Giancane – Una vita al top


Il cowboy è tornato in città.
Anche se probabilmente non se ne era mai andato, era solamente impegnato nell’osservarla, metterla a nudo e trovare il modo più efficace per colpirla senza pietà.
Parliamo chiaramente di Giancane, al secolo Giancarlo Barbati, che, dopo aver dato un assaggio di quello che sarebbe stato il suo ultimo lavoro rilasciando alcune tracce online, si ripresenta quasi con prepotenza sulla scena musicale capitolina con “Una vita al top“.

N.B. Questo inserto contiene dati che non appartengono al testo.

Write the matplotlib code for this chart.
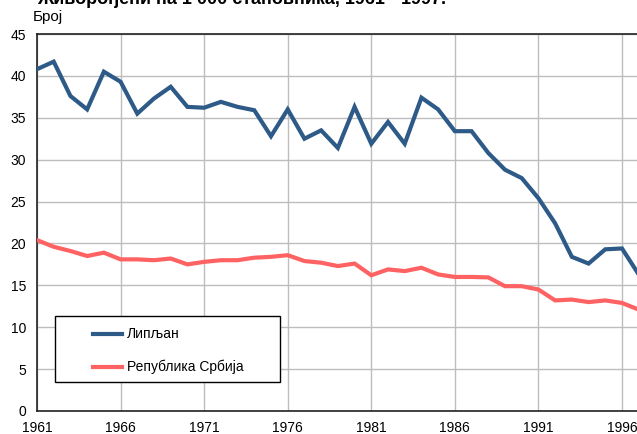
import matplotlib
matplotlib.use("Agg")
import matplotlib.pyplot as plt
from matplotlib.patches import Rectangle
from matplotlib.lines import Line2D

# ── DATA ──────────────────────────────────────────────────────────────────────
years = list(range(1961, 1998))
lipljan = [40.8, 41.7, 37.6, 36.0, 40.5, 39.3, 35.5, 37.3, 38.7, 36.3,
           36.2, 36.9, 36.3, 35.9, 32.8, 36.0, 32.5, 33.5, 31.4, 36.3,
           31.9, 34.5, 31.9, 37.4, 36.0, 33.4, 33.4, 30.8, 28.8, 27.8,
           25.4, 22.4, 18.4, 17.6, 19.3, 19.4, 16.3]
srbija = [20.4, 19.6, 19.1, 18.5, 18.9, 18.1, 18.1, 18.0, 18.2, 17.5,
          17.8, 18.0, 18.0, 18.3, 18.4, 18.6, 17.9, 17.7, 17.3, 17.6,
          16.2, 16.9, 16.7, 17.1, 16.3, 16.0, 16.0, 15.95, 14.9, 14.9,
          14.5, 13.2, 13.3, 13.0, 13.2, 12.9, 12.1]
series_names = ["Липљан", "Република Србија"]
x_ticks = [1961, 1966, 1971, 1976, 1981, 1986, 1991, 1996]
y_ticks = [0, 5, 10, 15, 20, 25, 30, 35, 40, 45]

COLORS = {
    "blue": "#2E5A88",
    "red": "#FF6262",
    "grid": "#BDBDBD",
    "text": "#000000",
}

plt.rcParams["font.family"] = ["Liberation Sans", "DejaVu Sans"]

W, H = 637, 434
fig = plt.figure(figsize=(W / 100, H / 100), dpi=100)


def fx(px):
    return px / W


def fy(py):
    return 1 - py / H


# axes: 1961 at x=37px, 1996 at x=622px; y 0 at 411px, 45 at 34px
px_per_year = (622 - 37) / 35
x0, x1 = 1961, 1998
width = (x1 - x0) * px_per_year / W
ax = fig.add_axes([fx(37), fy(411), width, (411 - 34) / H])

ax.plot(years, lipljan, color=COLORS["blue"], lw=3, solid_joinstyle="miter", zorder=3)
ax.plot(years, srbija, color=COLORS["red"], lw=3, solid_joinstyle="miter", zorder=3)

ax.set_xlim(x0, x1)
ax.set_ylim(0, 45)
ax.set_xticks(x_ticks)
ax.set_yticks(y_ticks)
ax.tick_params(axis="y", length=0, labelsize=10, pad=8)
ax.tick_params(axis="x", length=0, labelsize=10, pad=7)
ax.grid(True, color=COLORS["grid"], lw=1)
ax.set_axisbelow(True)
for side in ["left", "bottom", "top"]:
    ax.spines[side].set_color("#222222")
    ax.spines[side].set_linewidth(1.2)
ax.spines["right"].set_visible(False)

# ── LEGEND (drawn by hand to match the boxed layout) ─────────────────────────
fig.patches.append(Rectangle((fx(55), fy(382)), fx(280) - fx(55), fy(316) - fy(382),
                             transform=fig.transFigure, facecolor="white",
                             edgecolor="black", lw=1.0, zorder=5))
for name, color, py in [(series_names[0], COLORS["blue"], 334),
                        (series_names[1], COLORS["red"], 367)]:
    fig.lines.append(Line2D([fx(93), fx(122)], [fy(py), fy(py)], color=color,
                            lw=3, transform=fig.transFigure, zorder=6))
    fig.text(fx(127), fy(py), name, ha="left", va="center", fontsize=10, zorder=6)

# title (cut off at the top) and unit label
fig.text(fx(37), fy(4), "Живорођени на 1 000 становника, 1961 - 1997.",
         ha="left", va="baseline", fontsize=13, fontweight="bold")
fig.text(fx(33), fy(17), "Број", ha="left", va="center", fontsize=11)

fig.savefig("out.png", dpi=100)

Parallelamente al progetto de Il muro del cantoGiancane si cimenta in questo album solista dalle forti sonorità country-folk con degli assaggi di ritmi ska che non guastano mai, e rendono il tutto molto più fusion.
Giancane dunque usa la chitarra come fosse la sua frusta per menar fendenti verso le contraddizioni della società che lo circonda; estremizza fatti più o meno quotidiani, aggiunge quel tocco di colore ai difetti di tutti noi e fa della crudezza il suo fedele destriero.

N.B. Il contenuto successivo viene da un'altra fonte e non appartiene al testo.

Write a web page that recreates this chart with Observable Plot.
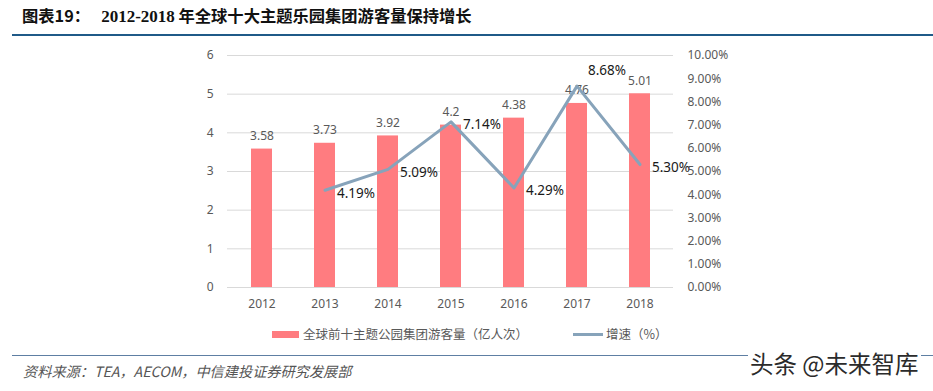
<!DOCTYPE html>
<html><head><meta charset="utf-8">
<script src="https://cdn.jsdelivr.net/npm/d3@7"></script>
<script src="https://cdn.jsdelivr.net/npm/@observablehq/plot@0.6"></script>
<style>
html,body{margin:0;padding:0;background:#fff;}
body{width:933px;height:391px;position:relative;overflow:hidden;font-family:"Noto Sans","Noto Sans CJK SC",sans-serif;}
.abs{position:absolute;white-space:nowrap;}
#title{left:22px;top:4px;font-size:16.3px;line-height:22px;font-weight:bold;color:#111;font-family:"Noto Sans CJK SC",sans-serif;}
#title .num{font-family:"Liberation Serif","Noto Sans CJK SC",serif;font-size:17px;}
#titleLine{left:12px;top:34px;width:921px;height:2px;background:#1f5a88;}
#chart{left:0;top:40px;}
#legend{left:0;top:324px;font-size:12.5px;line-height:20px;color:#595959;font-family:"Noto Sans CJK SC",sans-serif;}
.sw{position:absolute;}
#footLine{left:12px;top:355px;width:921px;height:1px;background:#5e7fa3;}
#foot{left:23px;top:362px;font-size:14.2px;line-height:18px;color:#555;font-style:italic;font-family:"Noto Sans CJK SC",sans-serif;}
#wm{left:748px;top:349px;font-size:23.5px;line-height:28px;color:#2b2b2b;background:#fff;padding:0 2px;font-family:"Noto Sans CJK SC",sans-serif;}
</style></head><body>
<div id="title" class="abs">图表19：&nbsp;&nbsp;&nbsp;<span class="num">2012-2018</span> 年全球十大主题乐园集团游客量保持增长</div>
<div id="titleLine" class="abs"></div>
<div id="chart" class="abs"></div>
<div id="legend" class="abs">
  <div class="sw" style="left:272px;top:7px;width:27px;height:7px;background:#ff7c80"></div>
  <div class="abs" style="left:303px;top:0">全球前十主题公园集团游客量（亿人次）</div>
  <div class="sw" style="left:573px;top:9px;width:30px;height:3px;background:#87a3ba"></div>
  <div class="abs" style="left:606px;top:0">增速（%）</div>
</div>
<div id="footLine" class="abs"></div>
<div id="foot" class="abs">资料来源：TEA，AECOM，中信建投证券研究发展部</div>
<div id="wm" class="abs">头条 @未来智库</div>
<script>
const years = ["2012","2013","2014","2015","2016","2017","2018"];
const visitors = [3.58, 3.73, 3.92, 4.2, 4.38, 4.76, 5.01];
const growthYears = ["2013","2014","2015","2016","2017","2018"];
const growth = [4.19, 5.09, 7.14, 4.29, 8.68, 5.30];
const leftTicks = [0, 1, 2, 3, 4, 5, 6];
const rightTicks = [0, 1, 2, 3, 4, 5, 6, 7, 8, 9, 10];
const leftMax = 6, rightMax = 10;
const k = leftMax / rightMax;

const bars = years.map((y, i) => ({year: y, v: visitors[i]}));
const line = growthYears.map((y, i) => ({year: y, g: growth[i]}));

const chart = Plot.plot({
  width: 933,
  height: 280,
  marginTop: 15,
  marginBottom: 33,
  marginLeft: 227,
  marginRight: 260,
  style: {fontFamily: '"Noto Sans","Noto Sans CJK SC",sans-serif', background: "transparent"},
  x: {domain: years, paddingInner: 0.67, paddingOuter: 0.335, label: null},
  y: {domain: [0, leftMax], label: null},
  marks: [
    Plot.gridY(leftTicks, {stroke: "#d9d9d9", strokeOpacity: 1}),
    Plot.barY(bars, {x: "year", y: "v", fill: "#ff7c80"}),
    Plot.text(bars, {x: "year", y: "v", text: d => String(d.v), dy: -13, fill: "#595959", fontSize: 12}),
    Plot.line(line, {x: "year", y: d => d.g * k, stroke: "#87a3ba", strokeWidth: 3}),
    Plot.text(line.filter(d => d.year !== "2017"), {x: "year", y: d => d.g * k, text: d => d.g.toFixed(2) + "%", textAnchor: "start", dx: 12, dy: 3, fill: "#1a1a1a", fontSize: 13.5}),
    Plot.text(line.filter(d => d.year === "2017"), {x: "year", y: d => d.g * k, text: d => d.g.toFixed(2) + "%", textAnchor: "start", dx: 11, dy: -15, fill: "#1a1a1a", fontSize: 13.5}),
    Plot.axisY(leftTicks, {anchor: "left", tickSize: 0, tickPadding: 14, fontSize: 12, color: "#595959", label: null}),
    Plot.axisY(rightTicks.map(t => t * k), {anchor: "right", tickSize: 0, tickPadding: 14, fontSize: 12, color: "#595959", label: null,
      tickFormat: d => (d / k).toFixed(2) + "%"}),
    Plot.axisX({tickSize: 0, tickPadding: 12, fontSize: 12, color: "#595959", label: null})
  ]
});
document.getElementById("chart").appendChild(chart);
</script>
</body></html>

Fin dalla prima traccia lascia capire come lui riesca ad affrontare la prateria sterminata della società con un’irriverenza fortemente tagliente, spesso mettendo da parte le buone maniere e il linguaggio più educato. Ma quando ci vuole, ci vuole.
Da un attacco frontale ad alcuni atteggiamenti da media borghesia con ‘Hogan blu’ alla visione decisamente distorta dell’amore di ‘Come sei bella’ (degno di nota anche l’ordine della tracklist, per cui a quest’ultima canzone segue ‘Fai schifo’) passando per l’accusa ad un dio da troppo tempo assente: non ce n’è per nessuno, insomma.
Un pugno nello stomaco dopo l’altro, Giancane urla la sua rabbia, il suo rifiuto delle convenzioni sociali senza mai tirarsi fuori dal banco degli imputati, a far capire che siamo tutti nella stessa barca e che non esiste qualcuno che possa salvarci dal degrado se non noi stessi che ormai ne siamo tutti parte integrante.
I testi graffianti spesso stridono con il genere musicale del country, un po’ perché i temi affrontati affondano le radici in problematiche strettamente urbane, un po’ perché talvolta il sottofondo musicale risulta molto leggero in rapporto alle parole spese dal cantautore.
Ma Giancane non è uno sprovveduto, è fin troppo chiaro che questo effetto dissonante di musica e testo è ampiamente voluto e cercato e sapientemente ottenuto aggiungerei.
E così il cowboy, attraversata la landa desolata e polverosa del nostro 2015, se ne va lasciando dietro di sé il desiderio di vivere una vita al top, in cui anche un funerale diventa il pretesto per fare festa e per cedere al fascino dei beni materiali.
Chissà quanti condividerebbero questo pensiero pur disprezzando Giancane.